À l’enfant, source de vie jaillissante et de science toute neuve, les Occidentaux n’ont guère donné que des manuels scolaires qui sont du perroquétisme organisé. Les pédagogues tuent la curiosité joueuse enfantine, alors qu’il faudrait l’orienter. Ils enferment dans un tiroir l’essor des enfants vers le réel avec leurs systèmes tout faits. Leurs études livresques les tiennent sur des mécanismes de l’écrit et non pas sur les gestes contondants du réel. C’est fausser, dès le départ, les plus grands problèmes humains que de les poser seulement en fonction de l’écrit.
Enlever à un être humain le jeu spontané du mimisme, c’est le priver de ce qui le différencie essentiellement de l’animal. L’inhibition du mimisme est dans l’éducation une catastrophe. La pédagogie occidentale semble plutôt faite pour créer des professeurs de philosophie et de grammaire, celle des Saramacas est destinée à créer des êtres observateurs et rejoueurs du réel.
Les Occidentaux, en voulant donner à leurs enfants une science encyclopédique, leur donnent une ignorance encyclopédique. Car la psychologie des manuels, c’est la psychologie de l’homme blanc, cultivé, adulte et civilisé. Ce n’est pas l’anthropos.
Les enfants Saramacas ont des mimodrames objectifs de la vie tribale qui est la vie initiatrice, cela se joue devant eux, en eux, sans eux, malgré eux, c’est la vie tribale se faisant anthropologie du mimisme. Le Saramaca, parlant de l’éducation des enfants, dit : « Il faut élever nos enfants non en fonction d’hier mais de demain, il y aura à veiller singulièrement sur eux en fonction de ce jeu et de ce rejeu que nous leur infligeons au village. »

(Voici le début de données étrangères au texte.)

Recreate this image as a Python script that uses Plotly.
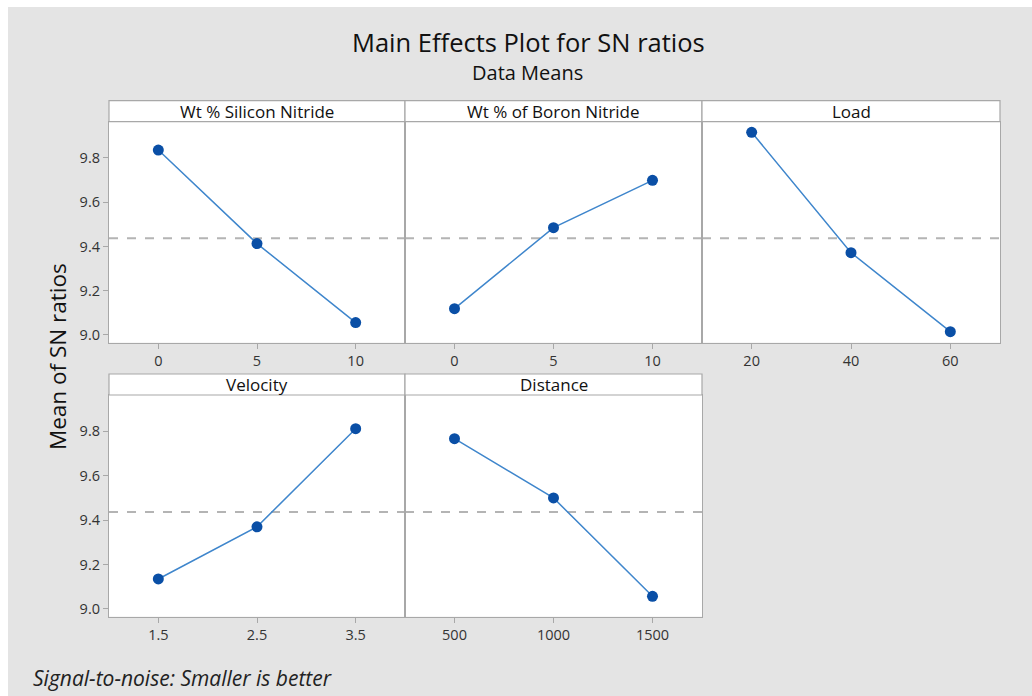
import numpy as np
import plotly.graph_objects as go

# ---- data ----
factors = ["Wt % Silicon Nitride", "Wt % of Boron Nitride", "Load", "Velocity", "Distance"]
levels_si = ["0", "5", "10"]
levels_bn = ["0", "5", "10"]
levels_load = ["20", "40", "60"]
levels_vel = ["1.5", "2.5", "3.5"]
levels_dist = ["500", "1000", "1500"]
sn_si = [9.836, 9.413, 9.056]
sn_bn = [9.119, 9.485, 9.699]
sn_load = [9.916, 9.372, 9.015]
sn_vel = [9.135, 9.370, 9.812]
sn_dist = [9.767, 9.500, 9.057]
y_ticks = [9.0, 9.2, 9.4, 9.6, 9.8]

levels = [levels_si, levels_bn, levels_load, levels_vel, levels_dist]
values = [sn_si, sn_bn, sn_load, sn_vel, sn_dist]
grand_mean = float(np.mean(np.concatenate([np.array(v) for v in values])))

W, H = 1032, 696
def px(x):
    return x / W
def py(y):
    return 1 - y / H

# panel pixel geometry
cols = [(109, 405), (405, 702), (702, 1000)]
rows = [(121.7, 342.7), (395, 616.7)]
positions = [(0, 0), (0, 1), (0, 2), (1, 0), (1, 1)]
strip_h = 21

GRID = "#a8a8a8"
BG = "#e4e4e4"
LINE_C = "#3f86cc"
MARK_C = "#0a4fa6"
FONT = "Open Sans, Noto Sans, sans-serif"
yrange = [8.965, 9.964]

fig = go.Figure()
layout = dict(
    width=W, height=H,
    margin=dict(l=0, r=0, t=0, b=0),
    paper_bgcolor=BG, plot_bgcolor="white",
    showlegend=False,
    font=dict(family=FONT, color="#222"),
)
shapes = []
annotations = []

# white outer border strips (top and left)
shapes.append(dict(type="rect", xref="paper", yref="paper", x0=0, x1=1, y0=py(7), y1=1,
                   fillcolor="white", line=dict(width=0), layer="below"))
shapes.append(dict(type="rect", xref="paper", yref="paper", x0=0, x1=px(8), y0=0, y1=1,
                   fillcolor="white", line=dict(width=0), layer="below"))

for i, (r, c) in enumerate(positions):
    n = i + 1
    xa = "x" if n == 1 else f"x{n}"
    ya = "y" if n == 1 else f"y{n}"
    x0, x1 = cols[c]
    y0, y1 = rows[r]
    layout["xaxis" if n == 1 else f"xaxis{n}"] = dict(
        domain=[px(x0), px(x1)], anchor=ya, type="category",
        categoryorder="array", categoryarray=levels[i],
        range=[-0.5, 2.5], showgrid=False, zeroline=False,
        showline=True, mirror=True, linecolor=GRID, linewidth=1.2,
        ticks="outside", ticklen=5, tickcolor=GRID, tickwidth=1,
        tickfont=dict(size=14.5, color="#333"),
    )
    layout["yaxis" if n == 1 else f"yaxis{n}"] = dict(
        domain=[py(y1), py(y0)], anchor=xa, range=yrange,
        tickvals=y_ticks, ticktext=[f"{t:.1f}" for t in y_ticks],
        showticklabels=(c == 0), showgrid=False, zeroline=False,
        showline=True, mirror=True, linecolor=GRID, linewidth=1.2,
        ticks="outside" if c == 0 else "", ticklen=5, tickcolor=GRID, tickwidth=1,
        tickfont=dict(size=14.5, color="#333"),
    )
    # mean reference line
    shapes.append(dict(type="line", xref=f"{xa} domain", yref=ya, x0=0, x1=1,
                       y0=grand_mean, y1=grand_mean,
                       line=dict(color="#b4b4b4", width=2, dash="dash"), layer="below"))
    # strip header
    shapes.append(dict(type="rect", xref="paper", yref="paper",
                       x0=px(x0), x1=px(x1), y0=py(y0), y1=py(y0 - strip_h),
                       fillcolor="white", line=dict(color=GRID, width=1.2)))
    annotations.append(dict(text=factors[i], xref="paper", yref="paper",
                            x=px((x0 + x1) / 2), y=py(y0 - strip_h / 2),
                            xanchor="center", yanchor="middle", showarrow=False,
                            font=dict(size=17, color="#111")))
    fig.add_trace(go.Scatter(
        x=levels[i], y=values[i], xaxis=xa, yaxis=ya, mode="lines+markers",
        line=dict(color=LINE_C, width=1.5),
        marker=dict(color=MARK_C, size=11),
        hoverinfo="x+y",
    ))

annotations += [
    dict(text="Main Effects Plot for SN ratios", xref="paper", yref="paper",
         x=px(528), y=py(42), xanchor="center", yanchor="middle", showarrow=False,
         font=dict(size=25.5, color="#111")),
    dict(text="Data Means", xref="paper", yref="paper",
         x=px(527), y=py(73), xanchor="center", yanchor="middle", showarrow=False,
         font=dict(size=20, color="#111")),
    dict(text="Mean of SN ratios", xref="paper", yref="paper",
         x=px(57), y=py(357), xanchor="center", yanchor="middle", showarrow=False,
         textangle=-90, font=dict(size=22.5, color="#111")),
    dict(text="<i>Signal-to-noise: Smaller is better</i>", xref="paper", yref="paper",
         x=px(31), y=py(678), xanchor="left", yanchor="middle", showarrow=False,
         font=dict(size=21, color="#222")),
]

layout["shapes"] = shapes
layout["annotations"] = annotations
fig.update_layout(**layout)
fig.write_html(
    "out.html",
    config={"displayModeBar": False},
    post_script="document.body.style.margin='0';document.body.style.overflow='hidden';",
)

Dites-vous bien qu’entre les mimodrames joués par l’acteur sur l’écran du cinéma ou de la télévision et les mimodrames rejoués par les enfants, il n’y a aucun intervalle, cela joue et rejoue tout le temps. L’enfant reçoit tout en lui, mais il rend comme un écran plastique. Jamais l’être humain ne peut garder en lui la chose reçue. C’est cela toute la pédagogie des Saramacas.